The data
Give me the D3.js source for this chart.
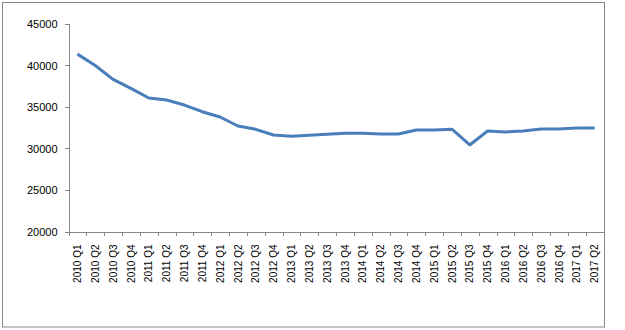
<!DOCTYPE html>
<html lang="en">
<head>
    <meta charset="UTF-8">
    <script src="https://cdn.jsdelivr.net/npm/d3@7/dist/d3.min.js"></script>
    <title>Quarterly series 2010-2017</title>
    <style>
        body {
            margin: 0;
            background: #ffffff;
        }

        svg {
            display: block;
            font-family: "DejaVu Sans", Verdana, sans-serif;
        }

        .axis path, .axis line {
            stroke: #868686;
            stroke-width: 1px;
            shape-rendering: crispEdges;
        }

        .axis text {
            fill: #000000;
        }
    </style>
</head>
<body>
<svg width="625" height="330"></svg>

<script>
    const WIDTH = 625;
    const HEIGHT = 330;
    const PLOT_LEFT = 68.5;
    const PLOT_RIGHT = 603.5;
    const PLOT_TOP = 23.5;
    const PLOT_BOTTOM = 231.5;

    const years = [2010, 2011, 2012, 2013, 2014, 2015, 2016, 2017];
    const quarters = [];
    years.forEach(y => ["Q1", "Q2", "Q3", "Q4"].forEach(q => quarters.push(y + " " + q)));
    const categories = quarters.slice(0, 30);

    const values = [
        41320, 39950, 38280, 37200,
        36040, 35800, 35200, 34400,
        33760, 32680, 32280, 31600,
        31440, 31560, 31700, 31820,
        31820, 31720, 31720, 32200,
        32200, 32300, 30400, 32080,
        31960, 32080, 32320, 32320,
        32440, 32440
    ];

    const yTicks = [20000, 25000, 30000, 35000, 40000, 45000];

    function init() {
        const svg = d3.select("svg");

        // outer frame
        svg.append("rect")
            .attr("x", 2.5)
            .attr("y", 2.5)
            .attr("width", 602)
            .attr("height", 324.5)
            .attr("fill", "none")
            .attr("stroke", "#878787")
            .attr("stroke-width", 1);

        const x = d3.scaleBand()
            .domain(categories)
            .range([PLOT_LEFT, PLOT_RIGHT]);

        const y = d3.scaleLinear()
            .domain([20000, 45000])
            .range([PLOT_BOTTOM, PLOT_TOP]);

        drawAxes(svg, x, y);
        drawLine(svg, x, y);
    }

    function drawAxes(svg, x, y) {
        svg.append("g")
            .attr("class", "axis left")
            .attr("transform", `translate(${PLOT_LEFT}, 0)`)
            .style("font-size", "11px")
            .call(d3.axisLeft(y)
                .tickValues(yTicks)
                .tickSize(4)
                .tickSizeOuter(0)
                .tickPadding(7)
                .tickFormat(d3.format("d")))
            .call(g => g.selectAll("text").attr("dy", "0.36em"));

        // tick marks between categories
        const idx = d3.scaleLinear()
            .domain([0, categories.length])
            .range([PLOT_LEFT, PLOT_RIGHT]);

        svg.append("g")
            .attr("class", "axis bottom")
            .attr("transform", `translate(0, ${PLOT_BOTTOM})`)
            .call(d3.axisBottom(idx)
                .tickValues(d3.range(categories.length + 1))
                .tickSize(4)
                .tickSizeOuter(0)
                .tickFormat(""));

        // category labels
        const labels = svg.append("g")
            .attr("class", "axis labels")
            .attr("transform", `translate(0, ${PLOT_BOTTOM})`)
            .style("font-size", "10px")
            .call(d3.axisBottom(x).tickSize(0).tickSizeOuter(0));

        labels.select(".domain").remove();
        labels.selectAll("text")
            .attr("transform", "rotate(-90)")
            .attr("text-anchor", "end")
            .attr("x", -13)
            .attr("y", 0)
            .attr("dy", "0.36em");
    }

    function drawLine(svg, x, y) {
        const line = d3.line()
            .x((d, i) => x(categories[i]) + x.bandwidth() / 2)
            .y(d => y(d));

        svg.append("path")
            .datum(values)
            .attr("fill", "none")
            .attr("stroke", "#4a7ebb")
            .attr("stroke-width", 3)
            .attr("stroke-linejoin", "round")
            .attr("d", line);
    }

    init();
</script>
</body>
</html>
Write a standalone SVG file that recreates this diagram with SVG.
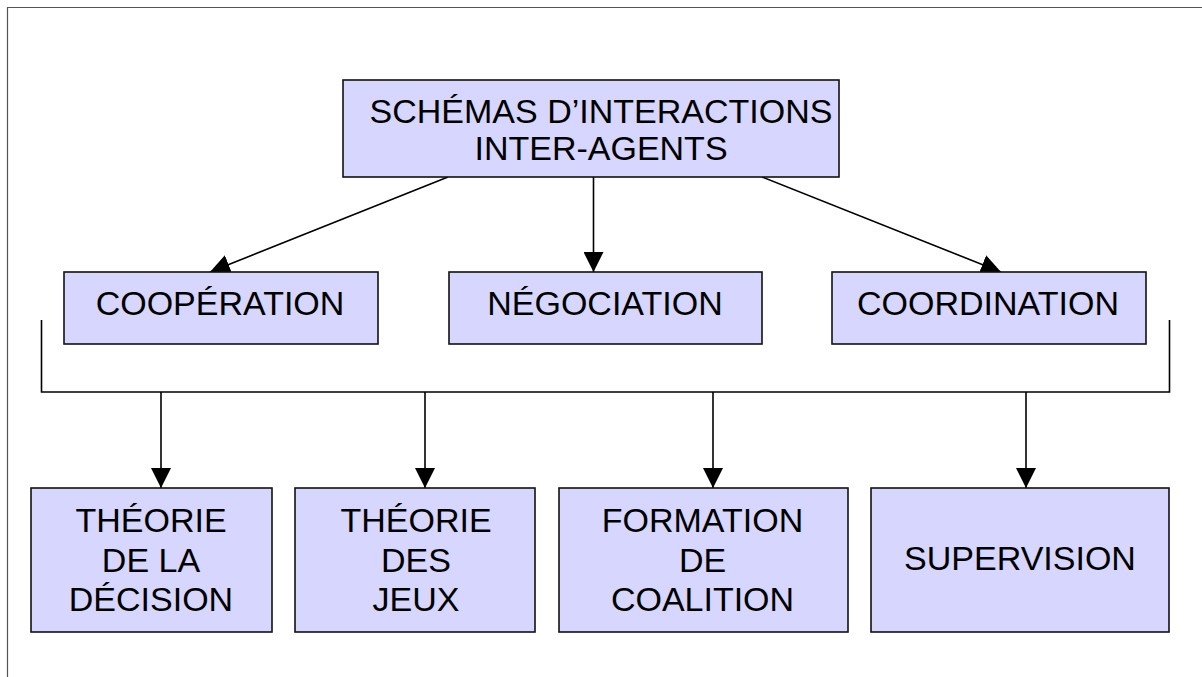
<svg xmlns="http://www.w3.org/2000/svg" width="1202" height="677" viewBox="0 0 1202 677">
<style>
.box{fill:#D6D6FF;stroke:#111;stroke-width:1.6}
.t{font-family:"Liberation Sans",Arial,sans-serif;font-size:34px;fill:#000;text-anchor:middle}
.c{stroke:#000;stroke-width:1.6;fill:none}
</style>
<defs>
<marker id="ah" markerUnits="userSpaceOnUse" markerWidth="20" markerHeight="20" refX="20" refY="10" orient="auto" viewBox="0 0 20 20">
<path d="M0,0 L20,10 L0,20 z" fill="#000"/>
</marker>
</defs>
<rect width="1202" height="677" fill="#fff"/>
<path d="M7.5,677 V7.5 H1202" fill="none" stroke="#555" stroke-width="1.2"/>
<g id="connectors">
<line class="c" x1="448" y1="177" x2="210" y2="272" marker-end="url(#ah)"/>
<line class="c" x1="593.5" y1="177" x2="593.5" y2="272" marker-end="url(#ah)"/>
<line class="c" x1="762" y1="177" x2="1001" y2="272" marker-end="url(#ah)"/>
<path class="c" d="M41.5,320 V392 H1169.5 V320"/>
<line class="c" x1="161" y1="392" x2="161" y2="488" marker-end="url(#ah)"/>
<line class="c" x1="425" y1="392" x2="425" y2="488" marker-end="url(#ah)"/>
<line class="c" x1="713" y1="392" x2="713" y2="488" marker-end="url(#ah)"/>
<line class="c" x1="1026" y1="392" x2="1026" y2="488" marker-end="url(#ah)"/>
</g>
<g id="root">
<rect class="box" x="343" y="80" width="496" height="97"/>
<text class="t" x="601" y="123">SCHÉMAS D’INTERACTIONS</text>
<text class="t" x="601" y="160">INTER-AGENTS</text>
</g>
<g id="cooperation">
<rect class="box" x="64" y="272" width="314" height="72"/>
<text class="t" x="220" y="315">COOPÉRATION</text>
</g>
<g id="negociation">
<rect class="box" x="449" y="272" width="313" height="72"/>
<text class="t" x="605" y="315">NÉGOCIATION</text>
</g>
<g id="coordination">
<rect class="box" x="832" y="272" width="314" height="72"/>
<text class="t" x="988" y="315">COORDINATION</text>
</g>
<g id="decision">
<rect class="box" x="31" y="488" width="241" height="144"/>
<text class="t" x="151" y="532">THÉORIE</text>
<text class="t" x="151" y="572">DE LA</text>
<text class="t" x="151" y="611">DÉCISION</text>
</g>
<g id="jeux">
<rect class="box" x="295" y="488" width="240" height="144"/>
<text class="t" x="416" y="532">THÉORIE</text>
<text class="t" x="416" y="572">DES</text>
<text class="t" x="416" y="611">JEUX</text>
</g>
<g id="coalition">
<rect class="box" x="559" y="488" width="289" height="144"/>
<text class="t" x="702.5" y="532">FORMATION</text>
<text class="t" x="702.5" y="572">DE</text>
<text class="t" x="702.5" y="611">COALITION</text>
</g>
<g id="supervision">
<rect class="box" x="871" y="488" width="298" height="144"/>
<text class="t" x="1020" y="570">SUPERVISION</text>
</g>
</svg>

Exercise brief
From the data above, write out everything exactly except the pictures.

Reply to the task
Give me the D3.js source for this chart.
<!DOCTYPE html>
<html lang="en">
<head>
    <meta charset="UTF-8">
    <script src="https://cdn.jsdelivr.net/npm/d3@7/dist/d3.min.js"></script>
    <title>Quarterly series 2010-2017</title>
    <style>
        body {
            margin: 0;
            background: #ffffff;
        }

        svg {
            display: block;
            font-family: "DejaVu Sans", Verdana, sans-serif;
        }

        .axis path, .axis line {
            stroke: #868686;
            stroke-width: 1px;
            shape-rendering: crispEdges;
        }

        .axis text {
            fill: #000000;
        }
    </style>
</head>
<body>
<svg width="625" height="330"></svg>

<script>
    const WIDTH = 625;
    const HEIGHT = 330;
    const PLOT_LEFT = 68.5;
    const PLOT_RIGHT = 603.5;
    const PLOT_TOP = 23.5;
    const PLOT_BOTTOM = 231.5;

    const years = [2010, 2011, 2012, 2013, 2014, 2015, 2016, 2017];
    const quarters = [];
    years.forEach(y => ["Q1", "Q2", "Q3", "Q4"].forEach(q => quarters.push(y + " " + q)));
    const categories = quarters.slice(0, 30);

    const values = [
        41320, 39950, 38280, 37200,
        36040, 35800, 35200, 34400,
        33760, 32680, 32280, 31600,
        31440, 31560, 31700, 31820,
        31820, 31720, 31720, 32200,
        32200, 32300, 30400, 32080,
        31960, 32080, 32320, 32320,
        32440, 32440
    ];

    const yTicks = [20000, 25000, 30000, 35000, 40000, 45000];

    function init() {
        const svg = d3.select("svg");

        // outer frame
        svg.append("rect")
            .attr("x", 2.5)
            .attr("y", 2.5)
            .attr("width", 602)
            .attr("height", 324.5)
            .attr("fill", "none")
            .attr("stroke", "#878787")
            .attr("stroke-width", 1);

        const x = d3.scaleBand()
            .domain(categories)
            .range([PLOT_LEFT, PLOT_RIGHT]);

        const y = d3.scaleLinear()
            .domain([20000, 45000])
            .range([PLOT_BOTTOM, PLOT_TOP]);

        drawAxes(svg, x, y);
        drawLine(svg, x, y);
    }

    function drawAxes(svg, x, y) {
        svg.append("g")
            .attr("class", "axis left")
            .attr("transform", `translate(${PLOT_LEFT}, 0)`)
            .style("font-size", "11px")
            .call(d3.axisLeft(y)
                .tickValues(yTicks)
                .tickSize(4)
                .tickSizeOuter(0)
                .tickPadding(7)
                .tickFormat(d3.format("d")))
            .call(g => g.selectAll("text").attr("dy", "0.36em"));

        // tick marks between categories
        const idx = d3.scaleLinear()
            .domain([0, categories.length])
            .range([PLOT_LEFT, PLOT_RIGHT]);

        svg.append("g")
            .attr("class", "axis bottom")
            .attr("transform", `translate(0, ${PLOT_BOTTOM})`)
            .call(d3.axisBottom(idx)
                .tickValues(d3.range(categories.length + 1))
                .tickSize(4)
                .tickSizeOuter(0)
                .tickFormat(""));

        // category labels
        const labels = svg.append("g")
            .attr("class", "axis labels")
            .attr("transform", `translate(0, ${PLOT_BOTTOM})`)
            .style("font-size", "10px")
            .call(d3.axisBottom(x).tickSize(0).tickSizeOuter(0));

        labels.select(".domain").remove();
        labels.selectAll("text")
            .attr("transform", "rotate(-90)")
            .attr("text-anchor", "end")
            .attr("x", -13)
            .attr("y", 0)
            .attr("dy", "0.36em");
    }

    function drawLine(svg, x, y) {
        const line = d3.line()
            .x((d, i) => x(categories[i]) + x.bandwidth() / 2)
            .y(d => y(d));

        svg.append("path")
            .datum(values)
            .attr("fill", "none")
            .attr("stroke", "#4a7ebb")
            .attr("stroke-width", 3)
            .attr("stroke-linejoin", "round")
            .attr("d", line);
    }

    init();
</script>
</body>
</html>
Write a standalone SVG file that recreates this diagram with SVG.
<svg xmlns="http://www.w3.org/2000/svg" width="1202" height="677" viewBox="0 0 1202 677">
<style>
.box{fill:#D6D6FF;stroke:#111;stroke-width:1.6}
.t{font-family:"Liberation Sans",Arial,sans-serif;font-size:34px;fill:#000;text-anchor:middle}
.c{stroke:#000;stroke-width:1.6;fill:none}
</style>
<defs>
<marker id="ah" markerUnits="userSpaceOnUse" markerWidth="20" markerHeight="20" refX="20" refY="10" orient="auto" viewBox="0 0 20 20">
<path d="M0,0 L20,10 L0,20 z" fill="#000"/>
</marker>
</defs>
<rect width="1202" height="677" fill="#fff"/>
<path d="M7.5,677 V7.5 H1202" fill="none" stroke="#555" stroke-width="1.2"/>
<g id="connectors">
<line class="c" x1="448" y1="177" x2="210" y2="272" marker-end="url(#ah)"/>
<line class="c" x1="593.5" y1="177" x2="593.5" y2="272" marker-end="url(#ah)"/>
<line class="c" x1="762" y1="177" x2="1001" y2="272" marker-end="url(#ah)"/>
<path class="c" d="M41.5,320 V392 H1169.5 V320"/>
<line class="c" x1="161" y1="392" x2="161" y2="488" marker-end="url(#ah)"/>
<line class="c" x1="425" y1="392" x2="425" y2="488" marker-end="url(#ah)"/>
<line class="c" x1="713" y1="392" x2="713" y2="488" marker-end="url(#ah)"/>
<line class="c" x1="1026" y1="392" x2="1026" y2="488" marker-end="url(#ah)"/>
</g>
<g id="root">
<rect class="box" x="343" y="80" width="496" height="97"/>
<text class="t" x="601" y="123">SCHÉMAS D’INTERACTIONS</text>
<text class="t" x="601" y="160">INTER-AGENTS</text>
</g>
<g id="cooperation">
<rect class="box" x="64" y="272" width="314" height="72"/>
<text class="t" x="220" y="315">COOPÉRATION</text>
</g>
<g id="negociation">
<rect class="box" x="449" y="272" width="313" height="72"/>
<text class="t" x="605" y="315">NÉGOCIATION</text>
</g>
<g id="coordination">
<rect class="box" x="832" y="272" width="314" height="72"/>
<text class="t" x="988" y="315">COORDINATION</text>
</g>
<g id="decision">
<rect class="box" x="31" y="488" width="241" height="144"/>
<text class="t" x="151" y="532">THÉORIE</text>
<text class="t" x="151" y="572">DE LA</text>
<text class="t" x="151" y="611">DÉCISION</text>
</g>
<g id="jeux">
<rect class="box" x="295" y="488" width="240" height="144"/>
<text class="t" x="416" y="532">THÉORIE</text>
<text class="t" x="416" y="572">DES</text>
<text class="t" x="416" y="611">JEUX</text>
</g>
<g id="coalition">
<rect class="box" x="559" y="488" width="289" height="144"/>
<text class="t" x="702.5" y="532">FORMATION</text>
<text class="t" x="702.5" y="572">DE</text>
<text class="t" x="702.5" y="611">COALITION</text>
</g>
<g id="supervision">
<rect class="box" x="871" y="488" width="298" height="144"/>
<text class="t" x="1020" y="570">SUPERVISION</text>
</g>
</svg>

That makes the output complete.